As virulence inhibitors, the compounds employed in this study act on the principle of blocking virulence processes without bactericidal activity, as potential second-generation antibiotic agents. It is this factor that makes inhibition of virulence an attractive antimicrobial strategy, as this approach would not pose a direct challenge to cell viability and hence would not exert selection pressure for the emergence of strains carrying resistance to the antibiotic agent (9, 46).

Conclusions.

It can be seen from the inhibitor studies that LasB demonstrates a strong preference for large aromatic residues at both the P′₁ and P′₂ positions, which is in accordance with previously published work from our group (6). The P′₁ residue has been confirmed as the most important structural parameter for inhibitors of LasB, as illustrated by the structure-function relationship. The X-ray crystal structure of the LasB active site illustrates that the S′₂ site has a much more open conformation than that at S′₁. This perhaps helps to explain the lower specificity for the amino acid residue in the P′₂ position of the inhibitor molecule.

Microbiological screening confirmed that LasB inhibitors did achieve a significant antibiofilm effect against live pseudomonal biofilms.
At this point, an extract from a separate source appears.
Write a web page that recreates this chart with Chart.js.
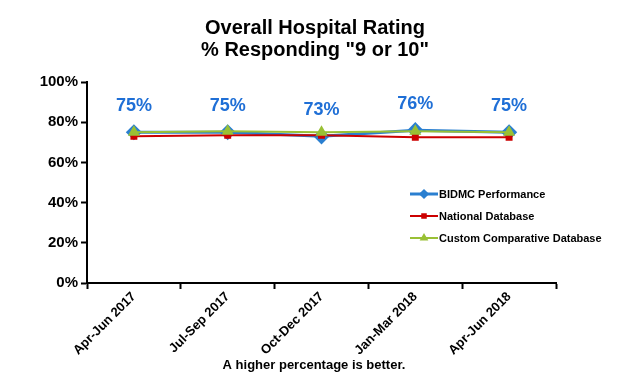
<!DOCTYPE html>
<html><head><meta charset="utf-8">
<script src="https://cdn.jsdelivr.net/npm/chart.js@4.4.1/dist/chart.umd.min.js"></script>
<style>html,body{margin:0;padding:0;background:#fff}#wrap{width:620px;height:375px}</style>
</head><body><div id="wrap"><canvas id="c" width="620" height="375"></canvas></div>
<script>
const categories = ["Apr-Jun 2017","Jul-Sep 2017","Oct-Dec 2017","Jan-Mar 2018","Apr-Jun 2018"];
const bidmc = [75,75,73,76,75];
const national = [73,73.5,73.5,72.5,72.5];
const custom = [75,75.5,75,75.5,75];
const yTicks = [0,20,40,60,80,100];
const titleLines = ["Overall Hospital Rating", "% Responding \"9 or 10\""];
const footerText = "A higher percentage is better.";
const F = "'Liberation Sans', Arial, sans-serif";

const textPlugin = {
  id: 'texts',
  afterDatasetsDraw(chart) {
    const ctx = chart.ctx;
    ctx.save();
    const meta = chart.getDatasetMeta(0);
    ctx.font = "bold 18px " + F;
    ctx.fillStyle = "#1f6fd6";
    ctx.textAlign = "center";
    ctx.textBaseline = "middle";
    meta.data.forEach((pt, i) => {
      ctx.fillText(Math.round(bidmc[i]) + "%", pt.x, pt.y - 26);
    });
    ctx.fillStyle = "#000";
    ctx.font = "bold 20px " + F;
    ctx.fillText(titleLines[0], 315, 28);
    ctx.fillText(titleLines[1], 315, 50);
    ctx.font = "bold 13px " + F;
    ctx.fillText(footerText, 314, 365);
    ctx.textAlign = "left";
    ctx.font = "bold 11px " + F;
    const ys = [194, 216, 238];
    chart.data.datasets.forEach((ds, i) => {
      const y = ys[i];
      ctx.strokeStyle = ds.borderColor;
      ctx.lineWidth = ds.borderWidth;
      ctx.beginPath(); ctx.moveTo(410, y); ctx.lineTo(438, y); ctx.stroke();
      ctx.fillStyle = ds.pointBackgroundColor;
      Chart.helpers.drawPoint(ctx, {pointStyle: ds.pointStyle, radius: ds.legendRadius, borderWidth: 1}, 424, y);
      ctx.fillStyle = "#000";
      ctx.fillText(ds.label, 439, y + 0.5);
    });
    ctx.restore();
  }
};

new Chart(document.getElementById('c'), {
  type: 'line',
  data: {
    labels: categories,
    datasets: [
      {label: "BIDMC Performance", data: bidmc, borderColor: "#2a7fd0", backgroundColor: "#2a7fd0",
       pointBackgroundColor: "#2a7fd0", pointBorderColor: "#2a7fd0", borderWidth: 3,
       pointStyle: 'rectRot', pointRadius: 6, legendRadius: 3, order: 2},
      {label: "National Database", data: national, borderColor: "#cc0000", backgroundColor: "#cc0000",
       pointBackgroundColor: "#cc0000", pointBorderColor: "#cc0000", borderWidth: 2,
       pointStyle: 'rect', pointRadius: 3.5, legendRadius: 2.5, order: 1},
      {label: "Custom Comparative Database", data: custom, borderColor: "#99c035", backgroundColor: "#99c035",
       pointBackgroundColor: "#99c035", pointBorderColor: "#99c035", borderWidth: 2,
       pointStyle: 'triangle', pointRadius: 5, legendRadius: 3, order: 0}
    ]
  },
  options: {
    responsive: false,
    animation: false,
    layout: {padding: {top: 82, right: 64, bottom: 0, left: 0}},
    plugins: {legend: {display: false}, tooltip: {enabled: false}, title: {display: false}},
    elements: {line: {tension: 0}},
    scales: {
      x: {
        offset: true,
        grid: {display: true, drawOnChartArea: false, offset: true, tickLength: 6, color: "#000", tickWidth: 2},
        border: {display: true, color: "#000", width: 2},
        ticks: {color: "#000", font: {family: F, size: 13, weight: 'bold'}, maxRotation: 45, minRotation: 45, padding: 0, autoSkip: false},
        afterFit(s) { s.height = 92; }
      },
      y: {
        min: 0, max: 100,
        afterBuildTicks(s) { s.ticks = yTicks.map(v => ({value: v})); },
        grid: {display: true, drawOnChartArea: false, tickLength: 6, color: "#000", tickWidth: 2},
        border: {display: true, color: "#000", width: 2},
        ticks: {color: "#000", font: {family: F, size: 15, weight: 'bold'}, padding: 3, callback: v => v + "%"},
        afterFit(s) { s.width = 87; }
      }
    }
  },
  plugins: [textPlugin]
});
</script>
</body></html>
Significant reductions in both viable biofilm cells and total biofilm biomass were achieved when growing biofilms were challenged (P < 0.001). A maximum of approximately 99.99% reduction in viable biofilm cells was achieved, or 71.7% reduction in mean biofilm biomass. The correlation between the degree of antibiofilm effect and both the inhibitor potency and concentration provides validation of a direct antibiofilm effect due to inhibition of LasB during biofilm formation.

Total eradication of the biofilm was not achieved using LasB inhibitors alone. However, this effect was not expected, due to the lack of direct toxicity to the bacterial cell, permitting constant reseeding of the biofilm by the planktonic population. The complete eradication of established biofilms by the lead LasB inhibitor, in combination with antibiotics, supports the potential of LasB inhibition as a therapeutic strategy in chronic biofilm-based infections involving P. aeruginosa (59).

Bacterial proteases play a pivotal role during infection (49, 57), and the multifaceted role of LasB in pseudomonal virulence is no exception (28, 38, 49, 58, 60). LasB is a key factor in the biofilm pathway, in invasiveness, and in immunomodulation, each of which is instrumental in the establishment of a chronic pseudomonal infection. As a virulence factor at the apex of many complex processes, the inhibition of LasB would therefore serve to attenuate the virulence mechanisms of the pathogen. Inhibitory activity of these compounds has also been demonstrated against related zinc metalloproteases, such as ZapA from Proteus mirabilis (unpublished data). LasB inhibition can therefore be advocated in a variety of pathologies of pseudomonal infection, with potential for combination with conventional antibiotic treatment.